Manor Democratic mayoral candidate McGrory points to gaps in village’s police reform report


All three Democrats are also running on the Pelham Manor Forward party line.

The Village of Pelham Manor review of the police department missed “a lot,” failing to recognize “the George Floyd murder happened” and the fact there is “inconsistent police interaction” in the village, said Democratic mayoral candidate Ramsey McGrory Sunday during the Democrat’s second “Meet the Candidates” Zoom call. 

McGrory was replying to a question on what the candidates thought about the current state of policing in Pelham Manor.

“There’s a lot that’s missing” from the report,” McGrory said. “Lack of self awareness in report, recognizing the George Floyd murder happened, recognizing the inconsistent police interaction. It feels like there is a lack of self awareness. I would expect a lot more detail.”

A total of 22 people attended the meeting, not counting the campaign managers or members of the press. During the course of the meeting, many questions were raised about policing in the Manor and holding the police department accountable. 

The candidates talked about investigating if 911 calls are race-based, which is now a violation of state law.

“There’s a lot of work to be done, and I hope that we can continue to work with the village to continue to address the issues in order,” said Andrea Ziegelman, a candidate for trustee.

Gov. Andrew Cuomo issued an executive order in June  requiring each municipality engage in a public process that results in adoption of an action plan to address structural racism in policing by April.

McGrory is running for mayor and Ziegelman and Lance Koonce for two village board seats on the Democratic and Pelham Manor Forward party lines. They are challenging GOP Mayor Jennifer Monachino Lapey and trustees A. Michelle DeLillo and Joseph Senerchia, who are also endorsed by the Neighborhood Party. Voting is March 16.

When asked about the racial crisis involving police departments worldwide, Lance Koonce said, “It’s easy to say that things look fine if you don’t dig hard beneath the surface. We know that there have been issues between the policing in Pelham Manor, and it is something that absolutely has to be looked at.” 
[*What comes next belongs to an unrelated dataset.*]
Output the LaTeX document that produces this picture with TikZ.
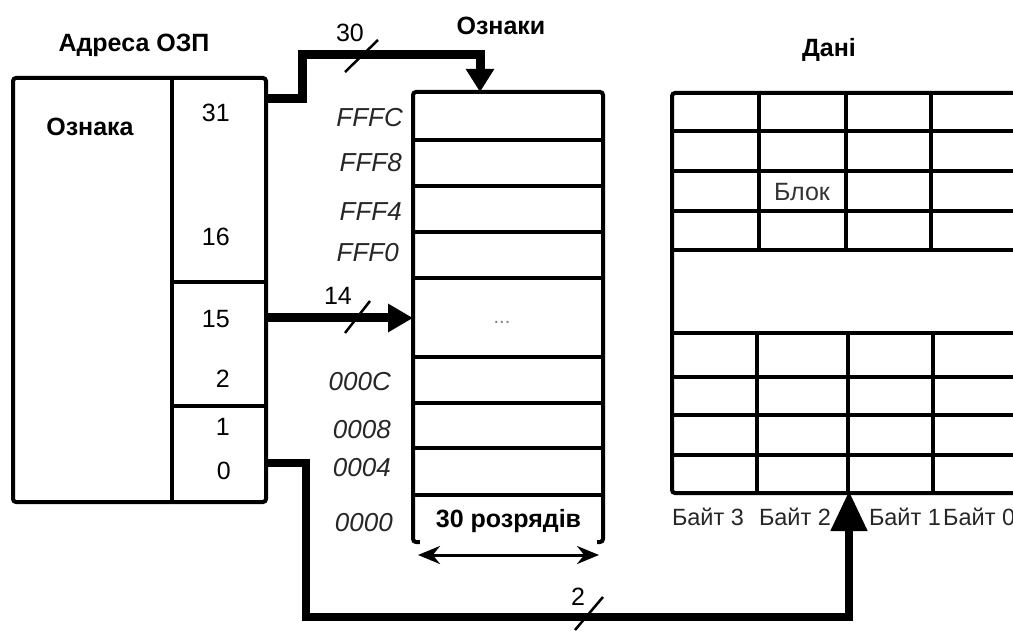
\documentclass[tikz,border=0pt]{standalone}
\usepackage{fontspec}
\setmainfont{Liberation Sans}
\usetikzlibrary{arrows.meta}
\begin{document}
\begin{tikzpicture}[x=1pt,y=-1pt,
  box/.style={draw, line width=4pt, rounded corners=3pt, inner sep=0pt},
  gridline/.style={line width=4pt},
  bus/.style={line width=9pt, line join=miter},
  slash/.style={line width=2.5pt},
  lbl/.style={font=\fontsize{25}{27}\selectfont, inner sep=0pt},
  blbl/.style={font=\bfseries\fontsize{25}{27}\selectfont, inner sep=0pt},
  hex/.style={font=\itshape\fontsize{26}{28}\selectfont, inner sep=0pt, anchor=east, text=black!85},
  num/.style={font=\fontsize{25}{27}\selectfont, inner sep=0pt, anchor=east},
  bytel/.style={font=\fontsize{23.5}{25}\selectfont, inner sep=0pt, text=black!85},
]
\useasboundingbox (0,0) rectangle (1013,631);
\begin{scope}
\clip (0,0) rectangle (1013,631);
% address register
\node[box, minimum width=253pt, minimum height=424pt] (addr) at (139.5,290) {};
\draw[gridline] (172,78) -- (172,502);
\draw[gridline] (172,282) -- (266,282);
\draw[gridline] (172,406) -- (266,406);
\node[blbl] (addrT) at (134,45) {Адреса ОЗП};
\node[blbl] (tagF) at (90,127) {Ознака};
\node[num] (n31) at (230,113) {31};
\node[num] (n16) at (230,237) {16};
\node[num] (n15) at (230,319) {15};
\node[num] (n2) at (230,379) {2};
\node[num] (n1) at (230,427) {1};
\node[num] (n0) at (231,471) {0};
\coordinate (p31) at (264,99);
\coordinate (p15) at (264,318);
\coordinate (p1) at (264,463);
% tags table
\node[box, minimum width=190pt, minimum height=450pt] (tags) at (508,317) {};
\foreach \yy in {140,186,232,278,357,403,448,495} \draw[gridline] (413,\yy) -- (603,\yy);
\node[blbl] (tagsT) at (501,26) {Ознаки};
\node[font=\fontsize{20}{20}\selectfont, text=black!50, inner sep=0pt] (dots) at (502,322) {...};
\node[hex] (h1) at (403,118) {FFFC};
\node[hex] (h2) at (402,163) {FFF8};
\node[hex] (h3) at (402,212) {FFF4};
\node[hex] (h4) at (399,253) {FFF0};
\node[hex] (h5) at (391,382) {000C};
\node[hex] (h6) at (391,430) {0008};
\node[hex] (h7) at (391,468) {0004};
\node[hex] (h8) at (393,523) {0000};
\coordinate (tagtop) at (480,92);
\coordinate (tagmid) at (413,318);
\node[blbl, fill=white, minimum width=177pt, minimum height=47pt] (bits) at (508.5,521.5) {30 розрядів};
\coordinate (dl) at (418,555);
\coordinate (dr) at (599,555);
\draw[line width=3pt, {Stealth[length=22pt,width=18pt]}-{Stealth[length=22pt,width=18pt]}] (dl) -- (dr);
% data array
\node[blbl] (dataT) at (829,50) {Дані};
\draw[gridline, rounded corners=3pt] (1030,93) -- (672,93) -- (672,493) -- (1030,493);
\foreach \yy in {131,171,211,250,333,377,415,455} \draw[gridline] (672,\yy) -- (1030,\yy);
\foreach \xx in {759,846,931} \draw[gridline] (\xx,93) -- (\xx,250);
\foreach \xx in {757,848,933} \draw[gridline] (\xx,333) -- (\xx,493);
\node[lbl, text=black!80] (blk) at (802,192) {Блок};
\node[bytel] (b3) at (708,517) {Байт 3};
\node[bytel] (b2) at (795,517) {Байт 2};
\node[bytel] (b1) at (905,517) {Байт 1};
\node[bytel, anchor=west] (b0) at (943,517) {Байт 0};
\coordinate (byte) at (849,491);
% buses
\draw[bus, -{Triangle[length=23pt,width=27pt]}] (p31) -- (302,99) -- (302,55) -- (480,55) -- (tagtop);
\draw[bus, -{Triangle[length=25pt,width=27pt]}] (p15) -- (tagmid);
\draw[bus, line width=8pt, -{Triangle[length=40pt,width=35pt]}] (p1) -- (306,463) -- (306,617) -- (849,617) -- (byte);
% width marks
\node[lbl] (w30) at (350,33) {30};
\draw[slash] (345,72) -- (378,40);
\node[lbl] (w14) at (338,296) {14};
\draw[slash] (345,333) -- (370,301);
\node[lbl] (w2) at (578,597) {2};
\draw[slash] (575,630) -- (603,597);
\end{scope}
\end{tikzpicture}
\end{document}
On body cameras, McGrory said, “At a high level, I think we would support” the technology. All three candidates agreed they would take residents’ opinions under consideration on the issue of adopting body cams.

Body cameras are not mentioned in Pelham Manor’s police reform report, but two members of the village’s stakeholder working group on police reform have said the technology is under consideration, though they cited concerns about costs and technology.

A question was also raised about coordination between Pelham Manor and the neighboring cities of Mount Vernon and New Rochelle.

“We should be open to all the ways in which we can collaborate,” said Ziegelman. “This divide is not good for anybody, and it’s time for us to be coming up with ways to communicate together and connect.”

“It has irked me to know that one of our only interactions with Mount Vernon has been about noise,” said Koonce. “There have been noise complaints, often directed at Mount Vernon. There seems to be a real sensitivity from Pelham Manor residents. It is something that can be dealt with better by better communications with Mount Vernon.”

The “Meet the Candidates” Zoom calls will continue every Sunday from 4 p.m. to 5 p.m. until Pelham Manor balloting on March 16.